Liberation does not mean renunciation of action or karma. A liberated man continues to act on the physical, mental, intellectual, emotional and sensory planes. He may plough the land or perform any kind of work because it is not the actions which bind a man, it is the ego. When ego is involved in your actions, karma becomes your property and you have to accept the responsibility for it. 
– Swami Satyananda Saraswati

We tend to think of destiny as something which happens to us from the outside.  Truth is we truly create our destiny.  It is a matter of choice, wisdom and compassion.  We create our experience from the inside out.  When we are not conscious we are bound to the cycles of samsara.  When we begin to awaken we are truly capable of choice and free-will.  We are able to enter that narrow space between stimulus and response,
The external world is nothing more than a display of our unconscious nature.  Our external experiences shift as we become more aware of these internal processes.  As Michael Bernard Beckwith writes, “Once we have become conscious of the patterns we have formed, we can revisit them and make new choices where we feel necessary, or as a practice to keep ourselves flexible, or simply to consciously exercise our power of choice.”  This is the essence of freedom.
Unconscious repetition is the essence of karma.  It is a natural tendency to live our lives on “automatic pilot.”  According to biologist Rupert Sheldrake life itself is based on accumulated habit patterns.  Obviously, this is not a completely bad thing.  Conscious evolution however demands that we reflect on our patterns consciously.  We are free to the extent that we can become aware of our unconscious patterns, referred to as samskaras in yoga terminology. 

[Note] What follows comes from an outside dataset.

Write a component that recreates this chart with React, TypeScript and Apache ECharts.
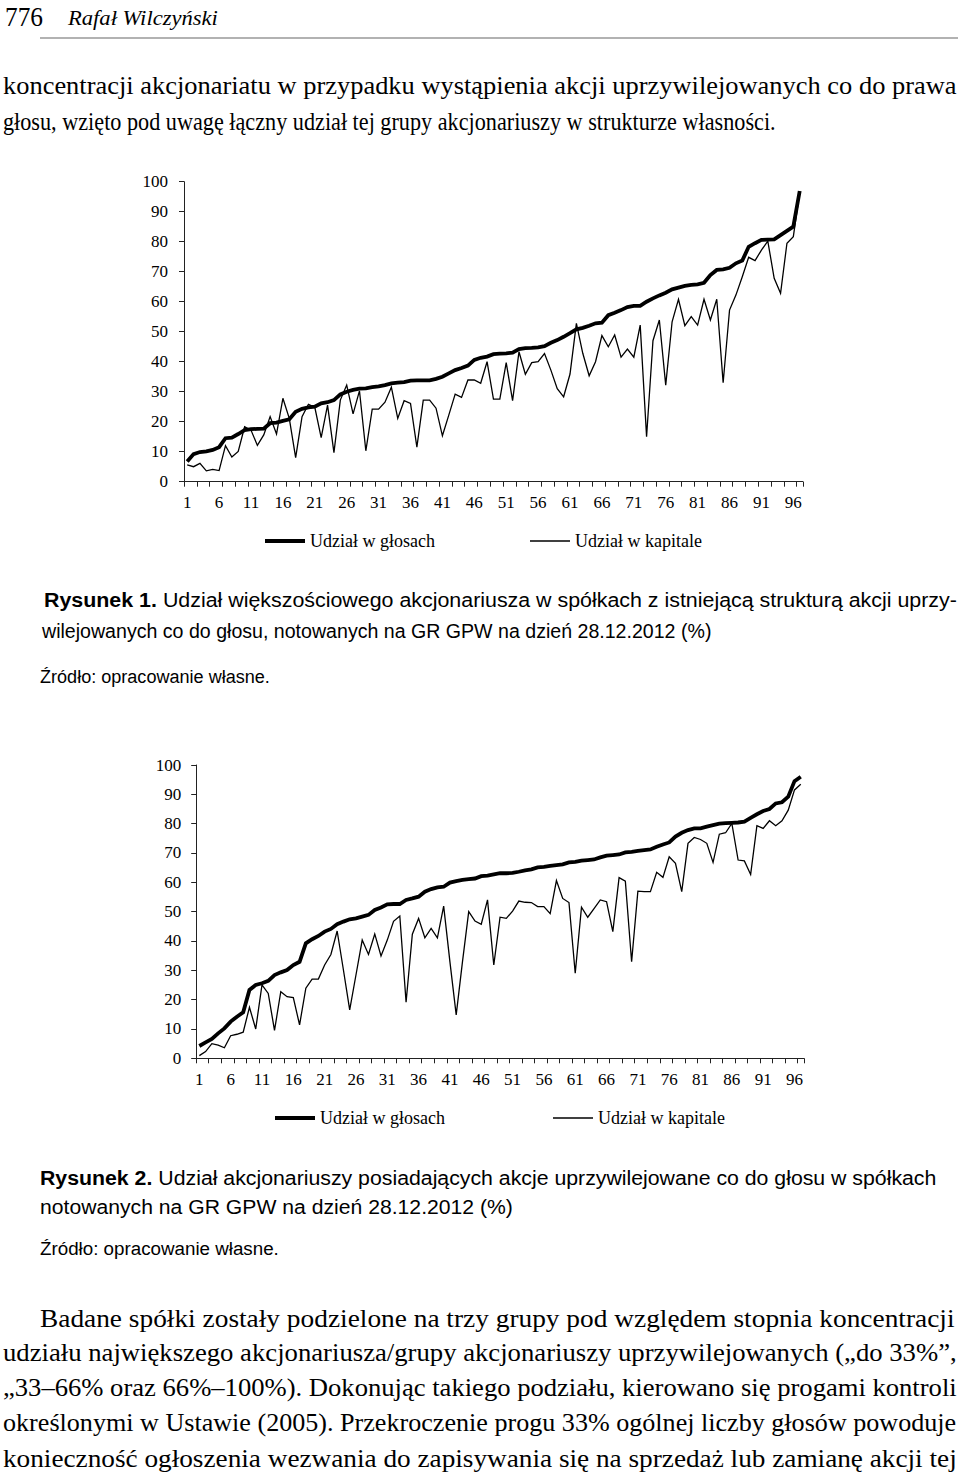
import React, { useEffect, useRef } from 'react';
import * as echarts from 'echarts';

// ---------- data ----------
const categories: string[] = Array.from({ length: 97 }, (_, i) => String(i + 1));

const votes1 = [
  6.7, 9.2, 9.9, 10.1, 10.6, 11.5, 14.5, 14.7, 15.9, 17.2, 17.5, 17.6, 17.7, 19.5, 19.7, 20.3, 20.8, 23.3, 24.3, 24.8,
  25.0, 26.1, 26.5, 27.2, 29.1, 30.0, 30.6, 31.0, 31.1, 31.5, 31.8, 32.2,
  32.8, 33.0, 33.2, 33.7, 33.8, 33.8, 33.8, 34.3, 35.0, 36.1, 37.2, 37.9, 38.7, 40.6, 41.3, 41.7, 42.5, 42.7,
  42.8, 43.0, 44.2, 44.5, 44.6, 44.8, 45.2, 46.3, 47.2, 48.3, 49.5, 50.8, 51.3, 52.0,
  52.8, 53.0, 55.5, 56.3, 57.2, 58.2, 58.6, 58.6, 60.0, 61.1, 62.1, 63.0, 64.1, 64.7, 65.3, 65.6, 65.8, 66.3,
  68.9, 70.6, 70.8, 71.3, 72.8, 73.7, 78.3, 79.5, 80.6, 80.7, 80.8, 82.2, 83.6, 85.0, 96.9,
];
const capital1 = [
  5.6, 5.0, 6.1, 3.6, 4.1, 3.7, 12.0, 8.2, 10.1, 18.3, 17.2, 12.1, 15.6, 21.7, 15.9, 27.8, 21.1, 8.0, 21.7, 25.8,
  24.8, 14.7, 25.5, 9.7, 27.2, 32.2, 22.6, 30.3, 10.3, 24.2, 24.2, 26.5,
  31.5, 21.1, 27.0, 26.1, 11.5, 27.2, 27.2, 24.5, 15.3, 22.2, 29.2, 28.1, 33.9, 33.9, 32.8, 40.0, 27.5, 27.5,
  39.7, 27.0, 43.3, 35.8, 39.7, 40.0, 42.7, 37.2, 31.0, 28.3, 35.9, 52.8, 42.8, 35.3,
  40.0, 48.7, 45.0, 48.9, 41.5, 44.2, 41.5, 52.2, 15.0, 47.0, 53.9, 32.2, 53.3, 60.8, 52.0, 55.0, 52.2, 60.8,
  53.9, 60.8, 33.0, 57.2, 62.2, 68.3, 74.8, 73.7, 77.2, 80.2, 67.8, 62.8, 79.5, 81.7, 96.5,
];
const votes2 = [
  4.2, 5.4, 6.6, 8.5, 10.2, 12.5, 14.2, 15.7, 23.3, 25.0, 25.6, 26.4, 28.4, 29.3, 30.1, 31.8, 32.9, 39.2, 40.6, 41.7,
  43.2, 44.1, 45.7, 46.6, 47.4, 47.7, 48.3, 48.9, 50.6, 51.4, 52.5, 52.6, 52.6,
  54.0, 54.5, 55.1, 56.8, 57.7, 58.3, 58.5, 59.9, 60.4, 60.8, 61.1, 61.3, 62.1, 62.3, 62.7, 63.1, 63.1, 63.2,
  63.6, 64.1, 64.4, 65.1, 65.3, 65.6, 65.9, 66.1, 66.8, 67.0, 67.4, 67.6, 67.8, 68.5,
  69.1, 69.3, 69.5, 70.2, 70.4, 70.7, 71.0, 71.2, 72.1, 72.9, 73.6, 75.6, 76.9, 77.8, 78.4, 78.4, 79.0, 79.5,
  80.0, 80.2, 80.3, 80.4, 80.7, 82.0, 83.2, 84.3, 85.0, 86.9, 87.3, 89.2, 94.5, 96.0,
];
const capital2 = [
  0.9, 2.3, 5.0, 4.5, 3.6, 7.7, 8.2, 8.9, 17.4, 10.0, 25.0, 22.1, 9.5, 22.7, 21.0, 20.7, 11.4, 23.9, 27.0, 27.0,
  31.8, 35.4, 43.4, 30.1, 16.5, 28.4, 40.3, 35.4, 42.4, 34.9, 40.3, 46.7, 48.5,
  19.1, 42.3, 47.7, 41.1, 44.3, 41.1, 51.9, 32.9, 14.8, 32.9, 50.0, 46.8, 45.7, 54.0, 31.8, 48.1, 47.7, 50.2,
  53.6, 53.2, 53.1, 51.7, 51.7, 49.3, 60.6, 54.5, 53.1, 29.0, 51.5, 48.1, 51.0, 54.0,
  53.4, 43.2, 61.6, 60.4, 32.9, 57.0, 56.8, 56.8, 63.4, 61.7, 68.7, 66.5, 56.8, 73.3, 75.3, 74.6, 73.3, 66.8,
  76.4, 76.9, 80.1, 67.6, 67.3, 62.7, 79.3, 78.4, 81.0, 79.3, 81.0, 84.6, 91.5, 93.4,
];

const seriesNames = ['Udział w głosach', 'Udział w kapitale'];

// ---------- page text ----------
type Seg = { text: string; bold?: boolean; italic?: boolean };
type Line = { segs: Seg[]; x: number; y: number; w: number; size: number; family: 'serif' | 'sans' };

const pageNumber = '776';
const author = 'Rafał Wilczyński';
const introLines = [
  'koncentracji akcjonariatu w przypadku wystąpienia akcji uprzywilejowanych co do prawa',
  'głosu, wzięto pod uwagę łączny udział tej grupy akcjonariuszy w strukturze własności.',
];
const caption1 = [
  ['Rysunek 1.', ' Udział większościowego akcjonariusza w spółkach z istniejącą strukturą akcji uprzy-'],
  ['', 'wilejowanych co do głosu, notowanych na GR GPW na dzień 28.12.2012 (%)'],
];
const caption2 = [
  ['Rysunek 2.', ' Udział akcjonariuszy posiadających akcje uprzywilejowane co do głosu w spółkach'],
  ['', 'notowanych na GR GPW na dzień 28.12.2012 (%)'],
];
const sourceText = 'Źródło: opracowanie własne.';
const bodyLines = [
  'Badane spółki zostały podzielone na trzy grupy pod względem stopnia koncentracji',
  'udziału największego akcjonariusza/grupy akcjonariuszy uprzywilejowanych („do 33%”,',
  '„33–66% oraz 66%–100%). Dokonując takiego podziału, kierowano się progami kontroli',
  'określonymi w Ustawie (2005). Przekroczenie progu 33% ogólnej liczby głosów powoduje',
  'konieczność ogłoszenia wezwania do zapisywania się na sprzedaż lub zamianę akcji tej',
];

const SERIF = '"Liberation Serif", "Times New Roman", serif';
const SANS = '"Liberation Sans", Arial, sans-serif';

function buildLines(): Line[] {
  const L: Line[] = [];
  L.push({ segs: [{ text: pageNumber }], x: 5, y: 17, w: 38, size: 28, family: 'serif' });
  L.push({ segs: [{ text: author, italic: true }], x: 68, y: 18, w: 150, size: 22, family: 'serif' });
  L.push({ segs: [{ text: introLines[0] }], x: 3, y: 86, w: 954, size: 25.5, family: 'serif' });
  L.push({ segs: [{ text: introLines[1] }], x: 3, y: 121, w: 773, size: 25.5, family: 'serif' });
  L.push({ segs: [{ text: caption1[0][0], bold: true }, { text: caption1[0][1] }], x: 44, y: 600, w: 913, size: 21, family: 'sans' });
  L.push({ segs: [{ text: caption1[1][1] }], x: 42, y: 631, w: 670, size: 21, family: 'sans' });
  L.push({ segs: [{ text: sourceText }], x: 40, y: 676, w: 230, size: 19, family: 'sans' });
  L.push({ segs: [{ text: caption2[0][0], bold: true }, { text: caption2[0][1] }], x: 40, y: 1178, w: 897, size: 21, family: 'sans' });
  L.push({ segs: [{ text: caption2[1][1] }], x: 40, y: 1207, w: 473, size: 21, family: 'sans' });
  L.push({ segs: [{ text: sourceText }], x: 40, y: 1248, w: 239, size: 19, family: 'sans' });
  const bx = [40, 3, 3, 3, 3];
  const bw = [915, 954, 954, 954, 954];
  bodyLines.forEach((t, i) => {
    L.push({ segs: [{ text: t }], x: bx[i], y: 1318 + i * 35, w: bw[i], size: 25.5, family: 'serif' });
  });
  return L;
}

function textElements(lines: Line[]): any[] {
  const canvas = document.createElement('canvas');
  const ctx = canvas.getContext('2d') as CanvasRenderingContext2D;
  const out: any[] = [];
  lines.forEach((ln) => {
    const fam = ln.family === 'serif' ? SERIF : SANS;
    const widths = ln.segs.map((s) => {
      ctx.font = `${s.italic ? 'italic ' : ''}${s.bold ? 'bold ' : ''}${ln.size}px ${fam}`;
      return ctx.measureText(s.text).width;
    });
    const total = widths.reduce((a, b) => a + b, 0) || 1;
    const k = ln.w / total;
    let cx = ln.x;
    ln.segs.forEach((s, i) => {
      out.push({
        type: 'text',
        x: cx,
        y: ln.y,
        scaleX: k,
        scaleY: 1,
        silent: true,
        style: {
          text: s.text,
          fontSize: ln.size,
          fontFamily: fam,
          fontWeight: s.bold ? 'bold' : 'normal',
          fontStyle: s.italic ? 'italic' : 'normal',
          fill: '#000',
          align: 'left',
          textAlign: 'left',
          verticalAlign: 'middle',
          textVerticalAlign: 'middle',
        },
      });
      cx += widths[i] * k;
    });
  });
  return out;
}

const AXIS_COLOR = '#222';

function xAxisCfg(gridIndex: number, margin: number) {
  return {
    type: 'category',
    gridIndex,
    data: categories,
    boundaryGap: true,
    axisLine: { show: true, lineStyle: { color: AXIS_COLOR, width: 1 } },
    axisTick: { show: true, interval: 1, length: 5, lineStyle: { color: AXIS_COLOR, width: 1 } },
    axisLabel: { interval: 4, fontFamily: SERIF, fontSize: 17, color: '#000', margin },
    splitLine: { show: false },
  };
}
function yAxisCfg(gridIndex: number, margin: number) {
  return {
    type: 'value',
    gridIndex,
    min: 0,
    max: 100,
    interval: 10,
    axisLine: { show: true, lineStyle: { color: AXIS_COLOR, width: 1 } },
    axisTick: { show: true, length: 5, lineStyle: { color: AXIS_COLOR, width: 1 } },
    axisLabel: { fontFamily: SERIF, fontSize: 17, color: '#000', margin },
    splitLine: { show: false },
  };
}

function lineSeries(name: string, data: number[], idx: number, thick: boolean) {
  return {
    name,
    type: 'line',
    xAxisIndex: idx,
    yAxisIndex: idx,
    data,
    symbol: 'none',
    silent: true,
    lineStyle: { color: '#000', width: thick ? 3.8 : 1.3, join: 'miter' },
    itemStyle: { color: '#000' },
    z: thick ? 2 : 3,
  };
}

function legendCfg(name: string, left: number, top: number, thick: boolean) {
  return {
    data: [name],
    left,
    top,
    padding: 0,
    icon: 'rect',
    itemWidth: 40,
    itemHeight: thick ? 4 : 1.5,
    itemGap: 0,
    selectedMode: false,
    itemStyle: { color: '#000' },
    textStyle: { fontFamily: SERIF, fontSize: 18, color: '#000' },
  };
}

export default function App() {
  const ref = useRef<HTMLDivElement>(null);
  useEffect(() => {
    document.body.style.margin = '0';
    if (!ref.current) return;
    const chart = echarts.init(ref.current, undefined, { renderer: 'svg', width: 960, height: 1472 });
    const option: any = {
      animation: false,
      backgroundColor: '#fff',
      grid: [
        { left: 184, top: 181.7, width: 618.9, height: 300 },
        { left: 196.2, top: 765, width: 607.7, height: 293.3 },
      ],
      xAxis: [xAxisCfg(0, 12.5), xAxisCfg(1, 13)],
      yAxis: [yAxisCfg(0, 16), yAxisCfg(1, 15)],
      legend: [
        legendCfg(seriesNames[0], 265, 532, true),
        legendCfg(seriesNames[1], 530, 532, false),
        legendCfg(seriesNames[0], 275, 1109, true),
        legendCfg(seriesNames[1], 553, 1109, false),
      ],
      series: [
        lineSeries(seriesNames[0], votes1, 0, true),
        lineSeries(seriesNames[1], capital1, 0, false),
        lineSeries(seriesNames[0], votes2, 1, true),
        lineSeries(seriesNames[1], capital2, 1, false),
      ],
      graphic: {
        elements: [
          {
            type: 'line',
            silent: true,
            shape: { x1: 40, y1: 38, x2: 958, y2: 38 },
            style: { stroke: '#666', lineWidth: 1.2 },
          },
          ...textElements(buildLines()),
        ],
      },
    };
    chart.setOption(option);
    return () => chart.dispose();
  }, []);
  return <div ref={ref} style={{ width: 960, height: 1472 }} />;
}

According to Yoga philosophy as outlined in the Yoga Sutras our primary enslavement is based in avidya: ignorance of our true spiritual nature.  Because of ignorance we buy into this idea that we are separate ego-beings.  We are individual expressions of the universal mind but we are never separate.  Ignorance is the source of all of our illusory karma.  Once we are able to glimpse that we are beings of formless consciousness things begin to change.  We begin to evolve on an inner (and consequently) outer level.
Truly enlightened teachings transcend our relative notions of right and wrong, good and bad.  As the Ashtavakra Gita states, “Righteousness and unrighteousness, pleasure and pain are purely of the mind and are no concern of yours. You are neither the doer nor the reaper of the consequences, so you are always free.”  When we step out of the ego drama of our lives we realize our selves to be Transcendent Being.  From an ego standpoint we like to pose as judges of both ourselves and others.  Awakened Mind tells us that we are all, each and every one of us, expressions of the Divine.